• _Set task_
Give back the full listing verbatim, apart from its images.
"""
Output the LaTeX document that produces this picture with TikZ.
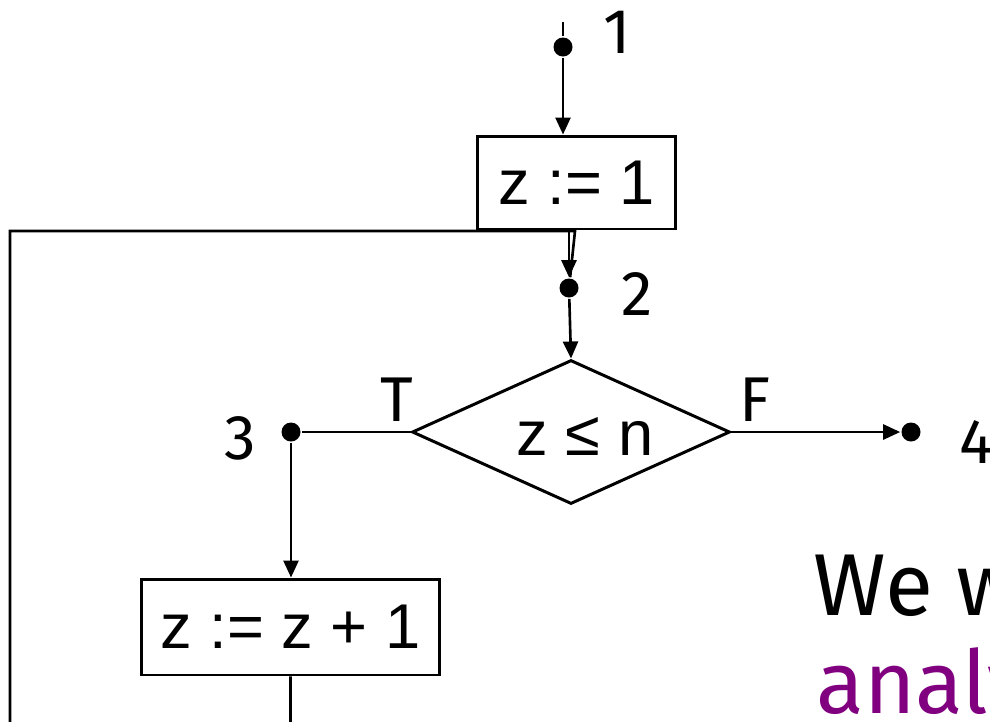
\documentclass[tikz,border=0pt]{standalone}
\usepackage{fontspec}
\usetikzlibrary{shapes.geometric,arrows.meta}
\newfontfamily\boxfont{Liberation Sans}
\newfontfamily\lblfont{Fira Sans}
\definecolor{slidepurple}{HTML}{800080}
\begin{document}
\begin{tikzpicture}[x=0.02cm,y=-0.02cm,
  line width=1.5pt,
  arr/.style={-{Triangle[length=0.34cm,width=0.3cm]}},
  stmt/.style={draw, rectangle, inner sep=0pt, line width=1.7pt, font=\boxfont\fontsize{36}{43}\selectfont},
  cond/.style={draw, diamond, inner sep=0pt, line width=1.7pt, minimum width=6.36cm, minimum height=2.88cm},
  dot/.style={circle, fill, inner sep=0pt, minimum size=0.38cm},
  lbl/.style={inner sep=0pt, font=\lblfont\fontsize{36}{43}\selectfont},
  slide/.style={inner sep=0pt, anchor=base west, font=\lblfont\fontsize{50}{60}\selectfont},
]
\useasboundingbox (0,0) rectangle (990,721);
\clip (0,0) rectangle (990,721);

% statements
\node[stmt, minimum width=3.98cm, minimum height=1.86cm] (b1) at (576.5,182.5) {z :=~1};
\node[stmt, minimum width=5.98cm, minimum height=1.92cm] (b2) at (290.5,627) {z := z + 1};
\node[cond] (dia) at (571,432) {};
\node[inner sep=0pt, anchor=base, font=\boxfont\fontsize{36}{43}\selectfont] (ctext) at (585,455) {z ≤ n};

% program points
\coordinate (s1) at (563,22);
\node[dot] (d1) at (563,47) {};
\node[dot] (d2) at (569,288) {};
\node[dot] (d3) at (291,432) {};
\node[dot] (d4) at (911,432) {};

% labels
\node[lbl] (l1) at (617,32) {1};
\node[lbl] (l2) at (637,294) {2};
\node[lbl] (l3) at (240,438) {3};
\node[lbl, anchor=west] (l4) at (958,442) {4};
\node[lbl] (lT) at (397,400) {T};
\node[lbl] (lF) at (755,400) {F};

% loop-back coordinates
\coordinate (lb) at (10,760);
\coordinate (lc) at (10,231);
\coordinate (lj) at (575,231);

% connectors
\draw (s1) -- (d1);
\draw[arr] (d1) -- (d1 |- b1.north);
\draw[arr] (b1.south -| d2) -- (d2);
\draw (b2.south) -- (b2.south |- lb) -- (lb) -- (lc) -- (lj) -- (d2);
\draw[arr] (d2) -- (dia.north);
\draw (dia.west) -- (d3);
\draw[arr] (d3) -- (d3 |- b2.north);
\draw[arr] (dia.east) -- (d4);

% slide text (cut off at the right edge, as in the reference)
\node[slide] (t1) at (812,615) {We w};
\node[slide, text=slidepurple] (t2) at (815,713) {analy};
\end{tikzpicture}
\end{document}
"""
• _Answer for the task_
Output the LaTeX document that produces this picture with TikZ.
\documentclass[tikz,border=0pt]{standalone}
\usepackage{fontspec}
\usetikzlibrary{shapes.geometric,arrows.meta}
\newfontfamily\boxfont{Liberation Sans}
\newfontfamily\lblfont{Fira Sans}
\definecolor{slidepurple}{HTML}{800080}
\begin{document}
\begin{tikzpicture}[x=0.02cm,y=-0.02cm,
  line width=1.5pt,
  arr/.style={-{Triangle[length=0.34cm,width=0.3cm]}},
  stmt/.style={draw, rectangle, inner sep=0pt, line width=1.7pt, font=\boxfont\fontsize{36}{43}\selectfont},
  cond/.style={draw, diamond, inner sep=0pt, line width=1.7pt, minimum width=6.36cm, minimum height=2.88cm},
  dot/.style={circle, fill, inner sep=0pt, minimum size=0.38cm},
  lbl/.style={inner sep=0pt, font=\lblfont\fontsize{36}{43}\selectfont},
  slide/.style={inner sep=0pt, anchor=base west, font=\lblfont\fontsize{50}{60}\selectfont},
]
\useasboundingbox (0,0) rectangle (990,721);
\clip (0,0) rectangle (990,721);

% statements
\node[stmt, minimum width=3.98cm, minimum height=1.86cm] (b1) at (576.5,182.5) {z :=~1};
\node[stmt, minimum width=5.98cm, minimum height=1.92cm] (b2) at (290.5,627) {z := z + 1};
\node[cond] (dia) at (571,432) {};
\node[inner sep=0pt, anchor=base, font=\boxfont\fontsize{36}{43}\selectfont] (ctext) at (585,455) {z ≤ n};

% program points
\coordinate (s1) at (563,22);
\node[dot] (d1) at (563,47) {};
\node[dot] (d2) at (569,288) {};
\node[dot] (d3) at (291,432) {};
\node[dot] (d4) at (911,432) {};

% labels
\node[lbl] (l1) at (617,32) {1};
\node[lbl] (l2) at (637,294) {2};
\node[lbl] (l3) at (240,438) {3};
\node[lbl, anchor=west] (l4) at (958,442) {4};
\node[lbl] (lT) at (397,400) {T};
\node[lbl] (lF) at (755,400) {F};

% loop-back coordinates
\coordinate (lb) at (10,760);
\coordinate (lc) at (10,231);
\coordinate (lj) at (575,231);

% connectors
\draw (s1) -- (d1);
\draw[arr] (d1) -- (d1 |- b1.north);
\draw[arr] (b1.south -| d2) -- (d2);
\draw (b2.south) -- (b2.south |- lb) -- (lb) -- (lc) -- (lj) -- (d2);
\draw[arr] (d2) -- (dia.north);
\draw (dia.west) -- (d3);
\draw[arr] (d3) -- (d3 |- b2.north);
\draw[arr] (dia.east) -- (d4);

% slide text (cut off at the right edge, as in the reference)
\node[slide] (t1) at (812,615) {We w};
\node[slide, text=slidepurple] (t2) at (815,713) {analy};
\end{tikzpicture}
\end{document}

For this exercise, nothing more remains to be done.